__GIVEN TASK__
Nothing outside the range from the line with "Emit a Python" to the line with "plt.rcParams['mathtext.fontset'] = 'dejavuserif'" belongs in the copy, and no pictures do either; repeat that range exactly.

[DATASET ROWS start]

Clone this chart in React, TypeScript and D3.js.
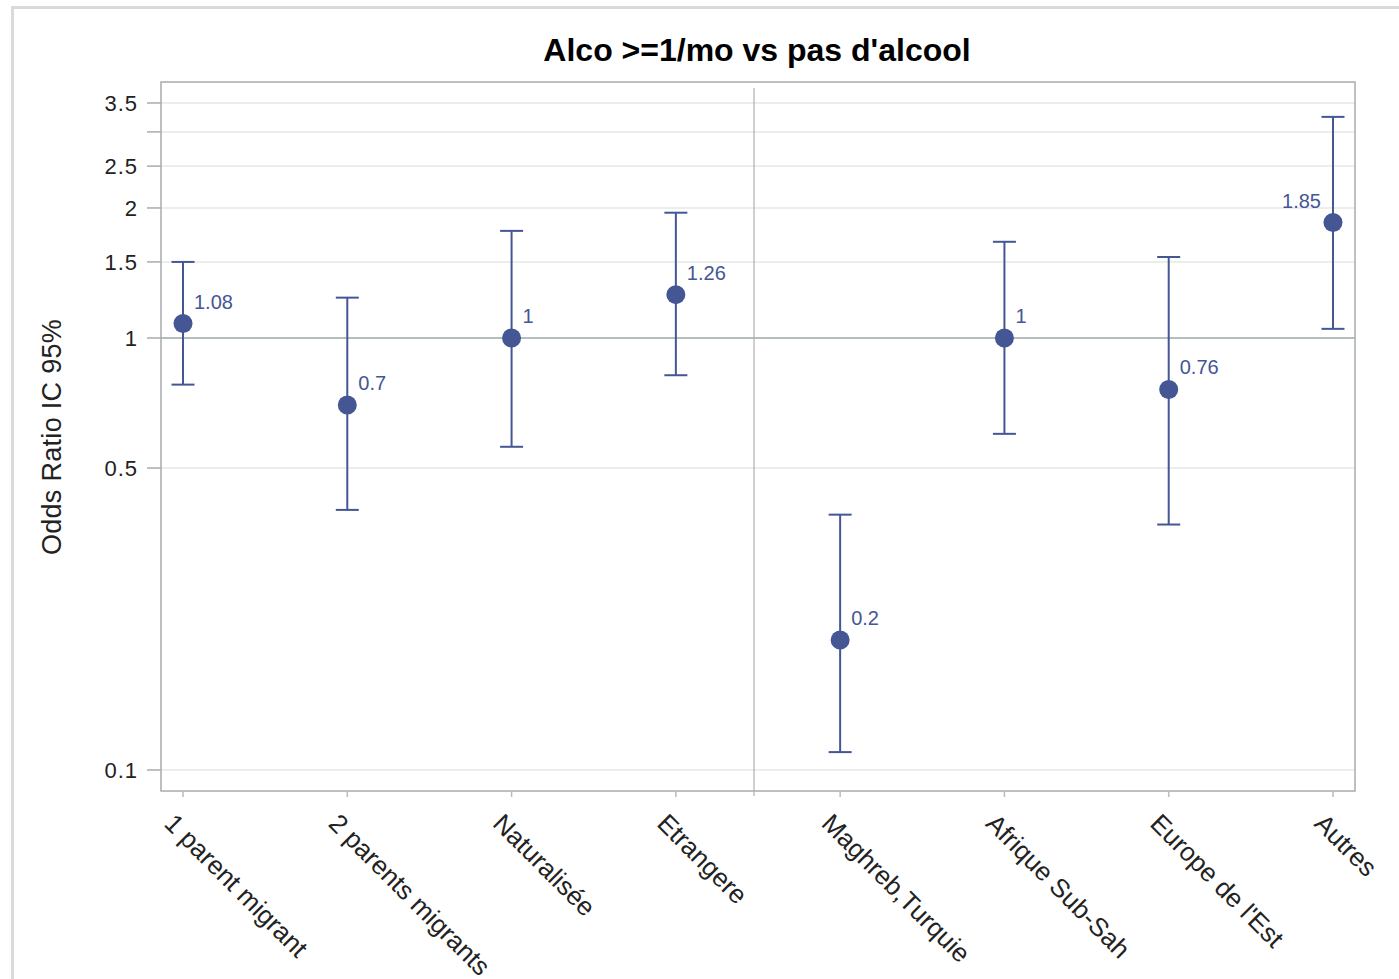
import React from "react";
import * as d3 from "d3";

const categories = [
  "1 parent migrant",
  "2 parents migrants",
  "Naturalisée",
  "Etrangere",
  "Maghreb,Turquie",
  "Afrique Sub-Sah",
  "Europe de l'Est",
  "Autres",
];
const oddsRatio = [1.08, 0.7, 1, 1.26, 0.2, 1, 0.76, 1.85];
const lowerCI = [0.78, 0.4, 0.56, 0.82, 0.11, 0.6, 0.37, 1.05];
const upperCI = [1.5, 1.24, 1.77, 1.95, 0.39, 1.67, 1.54, 3.25];
const labelLeft = [false, false, false, false, false, false, false, true];

const yTickValues = [0.1, 0.5, 1, 1.5, 2, 2.5, 3, 3.5];
const yTickLabels = ["0.1", "0.5", "1", "1.5", "2", "2.5", "", "3.5"];
const yDomain = [0.0894, 3.914];

const title = "Alco >=1/mo vs pas d'alcool";
const yAxisTitle = "Odds Ratio IC 95%";

const W = 1399;
const H = 979;
const frame = { left: 161, right: 1355, top: 82, bottom: 791 };
const BLUE = "#445694";
const FONT = "'Liberation Sans', Arial, sans-serif";

export default function App() {
  const x = d3
    .scalePoint<string>()
    .domain(categories)
    .range([frame.left, frame.right])
    .padding(0.134);
  const y = d3.scaleLog().domain(yDomain).range([frame.bottom, frame.top]);

  const divX = ((x(categories[3]) as number) + (x(categories[4]) as number)) / 2 - 4;
  const capHalf = 11.5;

  return (
    <svg
      width={W}
      height={H}
      style={{ position: "absolute", left: 0, top: 0, background: "#fff" }}
      fontFamily={FONT}
    >
      <rect x={12.5} y={7.5} width={1420} height={1000} fill="#fff" stroke="#dadada" strokeWidth={3} />
      <text x={757} y={61} textAnchor="middle" fontSize={32} fontWeight="bold" fill="#000">
        {title}
      </text>

      {/* grid lines */}
      {yTickValues.map((v, i) => (
        <line
          key={"g" + i}
          x1={frame.left}
          x2={frame.right}
          y1={y(v)}
          y2={y(v)}
          stroke="#e6e8e8"
          strokeWidth={1.5}
        />
      ))}
      {/* reference line at 1 */}
      <line x1={frame.left} x2={frame.right} y1={y(1)} y2={y(1)} stroke="#a3acac" strokeWidth={1.5} />
      {/* vertical divider */}
      <line x1={divX} x2={divX} y1={frame.top + 6} y2={frame.bottom + 5} stroke="#a0a0a0" strokeWidth={1} />

      {/* frame */}
      <rect
        x={frame.left}
        y={frame.top}
        width={frame.right - frame.left}
        height={frame.bottom - frame.top}
        fill="none"
        stroke="#a8acb0"
        strokeWidth={1.5}
      />

      {/* y ticks */}
      {yTickValues.map((v, i) => (
        <g key={"yt" + i}>
          <line x1={frame.left - 14} x2={frame.left} y1={y(v)} y2={y(v)} stroke="#a8acb0" strokeWidth={1.5} />
          <text
            x={frame.left - 23}
            y={y(v)}
            dy="0.36em"
            textAnchor="end"
            fontSize={22}
            letterSpacing={1}
            fill="#222"
          >
            {yTickLabels[i]}
          </text>
        </g>
      ))}

      {/* y axis title */}
      <text
        transform={`translate(61,${437}) rotate(-90)`}
        textAnchor="middle"
        fontSize={27}
        letterSpacing={0.3}
        fill="#222"
      >
        {yAxisTitle}
      </text>

      {/* x ticks & labels */}
      {categories.map((c, i) => {
        const cx = x(c) as number;
        return (
          <g key={"xt" + i}>
            <line x1={cx} x2={cx} y1={frame.bottom} y2={frame.bottom + 6} stroke="#b8bcc0" strokeWidth={1.5} />
            <text
              transform={`translate(${cx - 20},${825}) rotate(45)`}
              fontSize={26}
              fill="#222"
            >
              {c}
            </text>
          </g>
        );
      })}

      {/* error bars and points */}
      {categories.map((c, i) => {
        const cx = x(c) as number;
        const yl = y(lowerCI[i]);
        const yu = y(upperCI[i]);
        const yp = y(oddsRatio[i]);
        return (
          <g key={"p" + i}>
            <line x1={cx} x2={cx} y1={yu} y2={yl} stroke={BLUE} strokeWidth={2} />
            <line x1={cx - capHalf} x2={cx + capHalf} y1={yu} y2={yu} stroke={BLUE} strokeWidth={2} />
            <line x1={cx - capHalf} x2={cx + capHalf} y1={yl} y2={yl} stroke={BLUE} strokeWidth={2} />
            <circle cx={cx} cy={yp} r={9.5} fill={BLUE} />
            <text
              x={labelLeft[i] ? cx - 12 : cx + 11}
              y={yp - 15}
              textAnchor={labelLeft[i] ? "end" : "start"}
              fontSize={20}
              fill={BLUE}
            >
              {String(oddsRatio[i])}
            </text>
          </g>
        );
      })}
    </svg>
  );
}
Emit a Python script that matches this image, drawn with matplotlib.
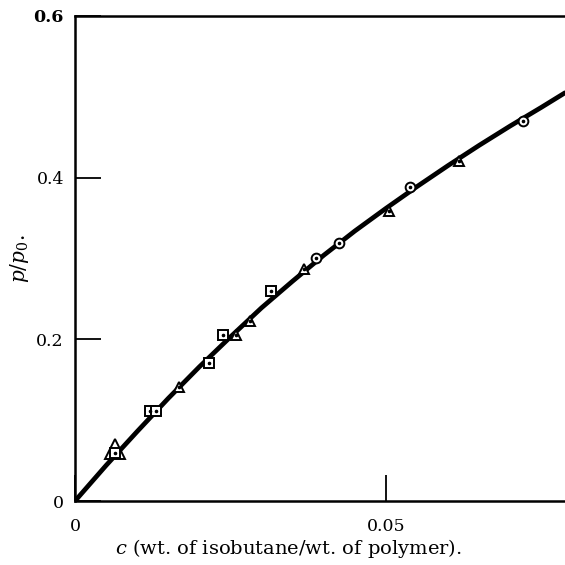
import numpy as np
import matplotlib
matplotlib.use('Agg')
import matplotlib.pyplot as plt

plt.rcParams['font.family'] = 'DejaVu Serif'
plt.rcParams['mathtext.fontset'] = 'dejavuserif'

# smooth curve
c_curve = [0.0, 0.005, 0.010, 0.015, 0.020, 0.025, 0.030, 0.035, 0.040,
           0.045, 0.050, 0.055, 0.060, 0.065, 0.070, 0.075, 0.0788]
p_curve = [0.0, 0.044, 0.086, 0.127, 0.166, 0.203, 0.239, 0.272, 0.304,
           0.334, 0.362, 0.389, 0.415, 0.440, 0.464, 0.487, 0.505]

# measured points, three sets
c_square = [0.0065, 0.0120, 0.0131, 0.0215, 0.0238, 0.0316]
p_square = [0.059, 0.111, 0.111, 0.171, 0.205, 0.260]

c_tri = [0.0168, 0.0259, 0.0282, 0.0369, 0.0505, 0.0618]
p_tri = [0.141, 0.205, 0.223, 0.287, 0.359, 0.421]

c_tri_big = [0.0065]
p_tri_big = [0.064]

c_circ = [0.0388, 0.0424, 0.0539, 0.0720]
p_circ = [0.301, 0.319, 0.389, 0.470]

fig = plt.figure(figsize=(5.65, 5.65), dpi=100)
ax = fig.add_axes([75 / 565, 64 / 565, 490 / 565, 485 / 565])

ax.plot(c_curve, p_curve, color='black', lw=3.4, solid_capstyle='round',
        solid_joinstyle='round', zorder=2)

mk = dict(mfc='white', mec='black', mew=1.4, ls='none', zorder=3)
ax.plot(c_tri_big, p_tri_big, marker='^', ms=15, **mk)
ax.plot(c_square, p_square, marker='s', ms=6.5, **mk)
ax.plot(c_tri, p_tri, marker='^', ms=7.5, **mk)
ax.plot(c_circ, p_circ, marker='o', ms=7, **mk)
all_c = c_square + c_tri + c_circ
all_p = p_square + p_tri + p_circ
ax.plot(all_c, all_p, marker='o', ms=1.6, color='black', ls='none', zorder=4)

ax.set_xlim(0, 0.0788)
ax.set_ylim(0, 0.6)
ax.spines['right'].set_visible(False)
for s in ['left', 'top', 'bottom']:
    ax.spines[s].set_linewidth(1.8)

ax.set_xticks([0, 0.05])
ax.set_xticklabels(['0', '0.05'])
ax.set_yticks([0, 0.2, 0.4, 0.6])
ax.set_yticklabels(['0', '0.2', '0.4', '0.6'])
ax.get_yticklabels()[-1].set_fontweight('bold')
ax.tick_params(axis='both', direction='in', length=19, width=1.3,
               labelsize=12.5, pad=8)
ax.tick_params(axis='x', pad=12)

ax.set_xlabel(r'$c$ (wt. of isobutane/wt. of polymer).', fontsize=14)
ax.xaxis.set_label_coords(0.435, -0.075)
ax.set_ylabel(r'$p/p_{0}$.', fontsize=14.5, labelpad=2)

fig.savefig('out.png', dpi=100)
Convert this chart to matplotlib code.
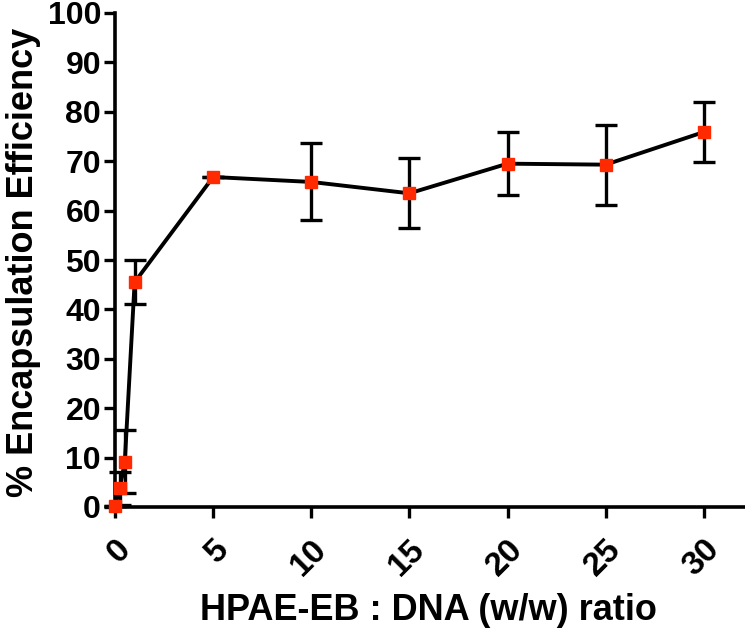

[DATASET ROWS end]

__RESPONSE TO THIS TASK__
Emit a Python script that matches this image, drawn with matplotlib.
import numpy as np
import matplotlib
matplotlib.use('Agg')
import matplotlib.pyplot as plt

plt.rcParams['font.family'] = 'DejaVu Serif'
plt.rcParams['mathtext.fontset'] = 'dejavuserif'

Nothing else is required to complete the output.